The aim of the 2014 mission of the TSF students is to support the land ownership services of the communes of Makebugo and Itaba in Gitega Province (Central Burundi) to draw up cadastral plans together in order to define the property boundaries. Local professionals provide their knowhow (procedures, customs, etc.) and in six weeks, the students will mark the boundaries of more than 200 plots: survey drawing and property certificates, installation of a cadastral database and, above all, training of the local agents in the use of the topographic equipment (levels, tacheometers, etc.) and in the new measuring techniques ultimately aimed at enabling them to manage their service themselves. To wind up, quality control of the work will be carried out so that the land ownership services have objective data on the quality of the work done, and so that each proprietor, knowing the exact boundary of his plot, can make more effective use of it.
... and training of the local agents at the heart of the project
Sessions aimed at clarifying the issues prompting the studies and the objectives of this approach are organized in advance with the communal and zonal authorities, leading administrators of the commune, the hill chiefs, the Bashingantahe (local dignitaries) and the population of each hilltop. TSF also works closely with the nonprofit APDH (Association pour la Paix et les Droits de l'Homme), which has been developing property expertise since 2003 throughout the country in order to identify the problematic issues and the expectations of the proprietors. The mission ideally addresses the needs identified by the local partners.

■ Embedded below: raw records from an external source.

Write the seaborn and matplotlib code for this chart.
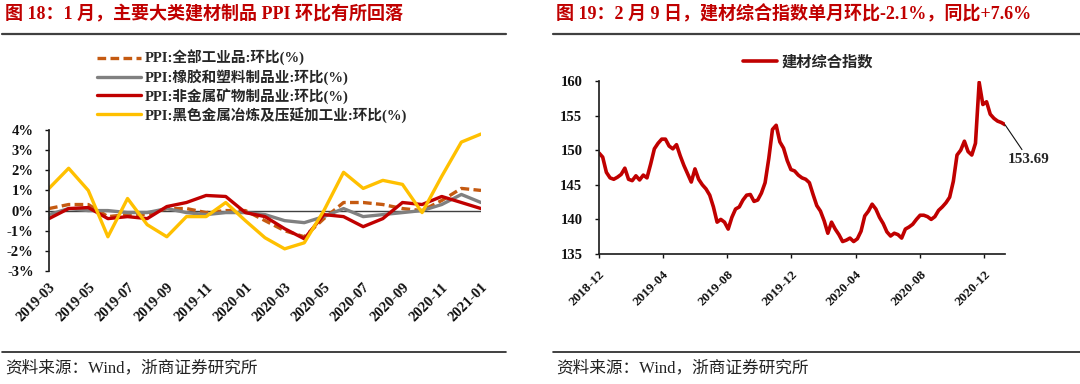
import pandas as pd
import numpy as np
import matplotlib.pyplot as plt
import seaborn as sns
from matplotlib.lines import Line2D
from matplotlib.ticker import FuncFormatter

# ---- left chart: monthly PPI m/m (%) ----
months = ['2019-03', '2019-04', '2019-05', '2019-06', '2019-07', '2019-08',
          '2019-09', '2019-10', '2019-11', '2019-12', '2020-01', '2020-02',
          '2020-03', '2020-04', '2020-05', '2020-06', '2020-07', '2020-08',
          '2020-09', '2020-10', '2020-11', '2020-12', '2021-01']
ppi_all = [0.1, 0.3, 0.3, -0.3, -0.2, -0.2, 0.1, 0.1, -0.1, 0.0, 0.0, -0.5,
           -1.0, -1.3, -0.4, 0.4, 0.4, 0.3, 0.1, 0.0, 0.5, 1.1, 1.0]
ppi_rubber = [-0.2, 0.1, 0.0, 0.0, -0.1, -0.1, 0.1, -0.1, -0.2, -0.1, -0.1, -0.2,
              -0.5, -0.6, -0.3, 0.1, -0.3, -0.2, -0.1, 0.0, 0.3, 0.8, 0.4]
ppi_nonmetal = [-0.4, 0.1, 0.15, -0.4, -0.3, -0.4, 0.2, 0.4, 0.75, 0.7, -0.1, -0.3,
                -0.9, -1.4, -0.2, -0.3, -0.8, -0.4, 0.4, 0.3, 0.7, 0.4, 0.1]
ppi_ferrous = [1.1, 2.1, 1.0, -1.3, 0.6, -0.7, -1.3, -0.3, -0.3, 0.4, -0.5, -1.35,
               -1.9, -1.6, 0.0, 1.9, 1.1, 1.5, 1.3, -0.1, 1.7, 3.4, 3.8]
left_labels = ['PPI:全部工业品:环比(%)', 'PPI:橡胶和塑料制品业:环比(%)',
               'PPI:非金属矿物制品业:环比(%)', 'PPI:黑色金属冶炼及压延加工业:环比(%)']

# ---- right chart: weekly building materials index ----
index_start = '2018-12-01'
index_values = [149.6, 149.0, 146.8, 146.0, 145.8, 146.1, 146.5, 147.4, 145.8, 145.6,
                146.3, 145.7, 146.4, 146.0, 148.0, 150.2, 151.0, 151.6, 151.6, 150.6,
                150.2, 150.8, 149.2, 147.8, 146.6, 145.4, 147.3, 145.8, 145.0, 144.4,
                143.5, 141.8, 139.6, 140.0, 139.6, 138.6, 140.3, 141.5, 141.8, 142.8,
                143.5, 143.6, 142.6, 142.8, 143.8, 145.3, 148.8, 153.0, 153.6, 151.2,
                150.3, 148.5, 147.2, 147.0, 146.4, 146.0, 145.8, 145.3, 143.6, 142.0,
                141.2, 139.8, 138.0, 139.6, 138.6, 137.8, 136.8, 137.0, 137.3, 136.8,
                137.2, 138.3, 140.5, 141.2, 142.2, 141.5, 140.3, 139.4, 138.2, 137.6,
                138.0, 137.8, 137.3, 138.6, 138.9, 139.3, 140.0, 140.6, 140.6, 140.4,
                140.0, 140.4, 141.3, 141.8, 142.4, 143.2, 145.5, 149.3, 150.0, 151.3,
                149.8, 149.3, 151.0, 159.8, 156.6, 157.0, 155.2, 154.6, 154.2, 154.0,
                153.69]
right_label = '建材综合指数'

title_left = '图 18：1 月，主要大类建材制品 PPI 环比有所回落'
title_right = '图 19：2 月 9 日，建材综合指数单月环比-2.1%，同比+7.6%'
source_text = '资料来源：Wind，浙商证券研究所'

sns.set_theme(style='ticks')
fonts = ['Liberation Serif', 'Noto Sans CJK SC']
plt.rcParams['font.family'] = fonts
plt.rcParams['axes.unicode_minus'] = False

red = '#C00000'
W, H = 1080, 384
fig = plt.figure(figsize=(10.8, 3.84), dpi=100)
fig.patch.set_facecolor('white')

def fx(px):
    return px / W

def fy(py):
    return 1 - py / H

# titles, rules and source lines
for x0, x1, title in [(2, 506, title_left), (553, 1080, title_right)]:
    fig.text(fx(x0 + 3), fy(14), title, color=red, fontsize=13, fontweight='bold',
             va='center', ha='left', family=fonts)
    fig.add_artist(Line2D([fx(x0), fx(x1)], [fy(34), fy(34)], color='#404040', lw=1.6,
                          transform=fig.transFigure))
    fig.add_artist(Line2D([fx(x0), fx(x1)], [fy(352), fy(352)], color='#202020', lw=1.2,
                          transform=fig.transFigure))
    fig.text(fx(x0 + 3), fy(368), source_text, color='#222222', fontsize=12,
             va='center', ha='left', family=fonts)

# ---- left panel ----
ax1 = fig.add_axes([fx(49), fy(271), fx(481 - 49), (271 - 130) / H])
x = np.arange(len(months))
series = [(ppi_all, '#C55A11', (0, (2.6, 1.3))),
          (ppi_rubber, '#808080', '-'),
          (ppi_nonmetal, '#C00000', '-'),
          (ppi_ferrous, '#FFC000', '-')]
for (vals, col, ls), lab in zip(series, left_labels):
    sns.lineplot(x=x, y=vals, ax=ax1, color=col, lw=2.4, linestyle=ls, label=lab)

ax1.axhline(0, color='#404040', lw=1.0, zorder=1)
ax1.set_xlim(0, len(months) - 1)
ax1.set_ylim(-3, 4)
ax1.set_yticks(range(-3, 5))
ax1.yaxis.set_major_formatter(FuncFormatter(lambda v, p: f'{v:.0f}%'))
ax1.set_xticks(x[::2])
ax1.set_xticklabels(months[::2])
for s in ['top', 'right', 'bottom']:
    ax1.spines[s].set_visible(False)
ax1.spines['left'].set_color('#222222')
ax1.tick_params(axis='y', length=3, width=1, pad=8, labelsize=10.5, colors='#111111')
ax1.tick_params(axis='x', length=0, pad=7, labelsize=10.5, colors='#111111')
ax1.set_xlabel('')
ax1.set_ylabel('')
ax1.legend(loc='upper left', bbox_to_anchor=(fx(97), fy(50)), bbox_transform=fig.transFigure,
           frameon=False, borderpad=0, borderaxespad=0, handlelength=3.0,
           handletextpad=0.3, labelspacing=0.2,
           prop=dict(family=fonts, weight='bold', size=10.5))
ax1.set_facecolor('none')

# ---- right panel ----
dates = pd.date_range(index_start, periods=len(index_values), freq='7D')
ax2 = fig.add_axes([fx(599), fy(254), fx(1005 - 599), (254 - 81) / H])
sns.lineplot(x=dates, y=index_values, ax=ax2, color=red, lw=2.6, label=right_label)
ax2.set_xlim(dates[0], dates[-1])
ax2.set_ylim(135, 160)
ax2.set_yticks(range(135, 161, 5))
ticks = pd.date_range('2018-12-01', '2020-12-01', freq='4MS')
ax2.set_xticks(ticks)
ax2.set_xticklabels([t.strftime('%Y-%m') for t in ticks])
for s in ['top', 'right']:
    ax2.spines[s].set_visible(False)
for s in ['left', 'bottom']:
    ax2.spines[s].set_color('#222222')
ax2.tick_params(axis='y', length=3, width=1, pad=9, labelsize=10.5, colors='#111111')
ax2.tick_params(axis='x', length=3, width=1, pad=7, labelsize=9.5, colors='#111111')
ax2.set_xlabel('')
ax2.set_ylabel('')
ax2.annotate(f'{index_values[-1]:.2f}', xy=(dates[-1], index_values[-1]),
             xytext=(17, -25), textcoords='offset points', ha='center', va='center',
             fontsize=11, fontweight='bold',
             arrowprops=dict(arrowstyle='-', color='#111111', lw=0.8, shrinkA=0, shrinkB=0))
ax2.legend(loc='center left', bbox_to_anchor=(fx(743), fy(62)), bbox_transform=fig.transFigure,
           frameon=False, borderpad=0, borderaxespad=0, handlelength=2.2,
           handletextpad=0.3, prop=dict(family=fonts, weight='bold', size=11))
ax2.set_facecolor('none')

for ax in (ax1, ax2):
    for lbl in ax.get_xticklabels():
        lbl.set_rotation(45)
        lbl.set_ha('right')
        lbl.set_rotation_mode('anchor')
        lbl.set_fontweight('bold')
    for lbl in ax.get_yticklabels():
        lbl.set_fontweight('bold')

fig.savefig('out.png', dpi=100, facecolor='white')
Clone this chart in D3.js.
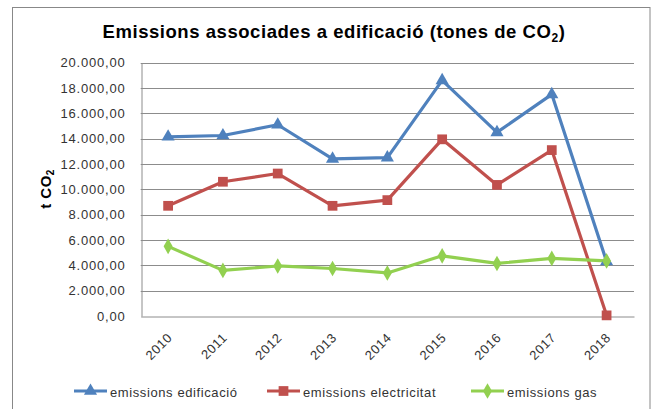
<!DOCTYPE html>
<html><head><meta charset="utf-8">
<script src="https://cdn.jsdelivr.net/npm/d3@7"></script>
<style>body{margin:0;background:#fff}svg{display:block}</style>
</head><body><svg id="c" width="651" height="409"></svg>
<script>
const years = ["2010","2011","2012","2013","2014","2015","2016","2017","2018"];
const edificacio = [14150,14250,15100,12400,12500,18600,14500,17500,4300];
const electricitat = [8700,10600,11250,8700,9150,13950,10350,13100,50];
const gas = [5500,3600,3950,3750,3400,4750,4150,4550,4350];
const yTicks = [0,2000,4000,6000,8000,10000,12000,14000,16000,18000,20000];
const seriesNames = ["emissions edificació","emissions electricitat","emissions gas"];

const series = [
  {name: seriesNames[0], values: edificacio, color: "#4F81BD", shape: d3.symbolTriangle},
  {name: seriesNames[1], values: electricitat, color: "#C0504D", shape: d3.symbolSquare},
  {name: seriesNames[2], values: gas, color: "#92D050", shape: d3.symbolDiamond}
];

const svg = d3.select("#c");
const m = {left: 140.7, right: 634, top: 62.7, bottom: 316};
const font = "'Liberation Sans', Arial, sans-serif";

svg.append("rect").attr("x",12.5).attr("y",7.5).attr("width",650-12.5).attr("height",420)
  .attr("fill","#fff").attr("stroke","#888").attr("stroke-width",1);

const x = d3.scaleBand().domain(years).range([m.left, m.right]);
const y = d3.scaleLinear().domain([0,20000]).range([m.bottom, m.top]);

const fmt = v => {
  const s = d3.format(",.2f")(v);
  return s.replace(/,/g,"#").replace(".",",").replace(/#/g,".");
};

// gridlines
svg.append("g").selectAll("line").data(yTicks.filter(d=>d>0)).join("line")
  .attr("x1", m.left).attr("x2", m.right)
  .attr("y1", d=>Math.round(y(d))+0.5).attr("y2", d=>Math.round(y(d))+0.5)
  .attr("stroke","#8c8c8c").attr("stroke-width",1);

// axes
const yAxis = svg.append("g").attr("transform",`translate(${Math.round(m.left)+0.5},0)`)
  .call(d3.axisLeft(y).tickValues(yTicks).tickFormat(fmt).tickSize(0).tickPadding(16));
yAxis.select(".domain").attr("stroke","#8c8c8c");
yAxis.selectAll("text").attr("font-family",font).attr("font-size","13px")
  .attr("letter-spacing","0.8px").attr("fill","#333");

const xAxis = svg.append("g").attr("transform",`translate(0,${Math.round(m.bottom)+0.5})`)
  .call(d3.axisBottom(x).tickSize(0).tickPadding(0));
xAxis.select(".domain").attr("stroke","#8c8c8c");
xAxis.selectAll("text").attr("font-family",font).attr("font-size","13px")
  .attr("letter-spacing","0.6px").attr("fill","#333")
  .attr("text-anchor","end").attr("dy","0")
  .attr("transform","translate(5,22) rotate(-45)");

// lines
const line = d3.line().x((d,i)=>x(years[i])+x.bandwidth()/2).y(d=>y(d));
series.forEach(s=>{
  svg.append("path").datum(s.values).attr("d",line)
    .attr("fill","none").attr("stroke",s.color).attr("stroke-width",3.2)
    .attr("stroke-linejoin","round");
});
const symSize = s => s===d3.symbolSquare?95:(s===d3.symbolDiamond?70:75);
series.forEach(s=>{
  const sym = d3.symbol().type(s.shape).size(symSize(s.shape));
  svg.append("g").selectAll("path").data(s.values).join("path")
    .attr("d",sym)
    .attr("transform",(d,i)=>`translate(${x(years[i])+x.bandwidth()/2},${y(d)})`)
    .attr("fill",s.color);
});

// title
const t = svg.append("text").attr("x",334).attr("y",37.5).attr("text-anchor","middle")
  .attr("font-family",font).attr("font-weight","bold").attr("font-size","18.5px")
  .attr("letter-spacing","0.55px").attr("fill","#000");
t.append("tspan").text("Emissions associades a edificació (tones de CO");
t.append("tspan").attr("font-size","12px").attr("dy","4").text("2");
t.append("tspan").attr("dy","-4").text(")");

// y label
const yl = svg.append("text").attr("transform","translate(51,189) rotate(-90)").attr("text-anchor","middle")
  .attr("font-family",font).attr("font-weight","bold").attr("font-size","15px")
  .attr("letter-spacing","0.5px").attr("fill","#000");
yl.append("tspan").text("t CO");
yl.append("tspan").attr("font-size","10px").attr("dy","3").text("2");

// legend
const legX = [74, 267, 471];
const lg = svg.append("g").selectAll("g").data(series).join("g")
  .attr("transform",(d,i)=>`translate(${legX[i]},391)`);
lg.append("line").attr("x1",0).attr("x2",33).attr("y1",0).attr("y2",0)
  .attr("stroke",d=>d.color).attr("stroke-width",3.2);
lg.append("path").attr("d",d=>d3.symbol().type(d.shape).size(symSize(d.shape))())
  .attr("transform","translate(16.5,0)").attr("fill",d=>d.color);
lg.append("text").attr("x",36).attr("y",5.5).text(d=>d.name)
  .attr("font-family",font).attr("font-size","13px").attr("letter-spacing","0.6px").attr("fill","#333");
</script></body></html>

The jury of the Student Solidarity Awards, particularly impressed by the exchange and transfer of skills between the TSF students and the local professionals, has rewarded the project by awarding it the 1st prize of the 2014 event.
Assane M'Baye, the sponsor, is himself an expert in topography and accustomed to Veoliaforce missions (topographic missions connected with cholera prevention in the Democratic Republic of Congo).
* Burundi is one of the poorest countries in Central Africa, out of 11 million inhabitants, 90% live off the land.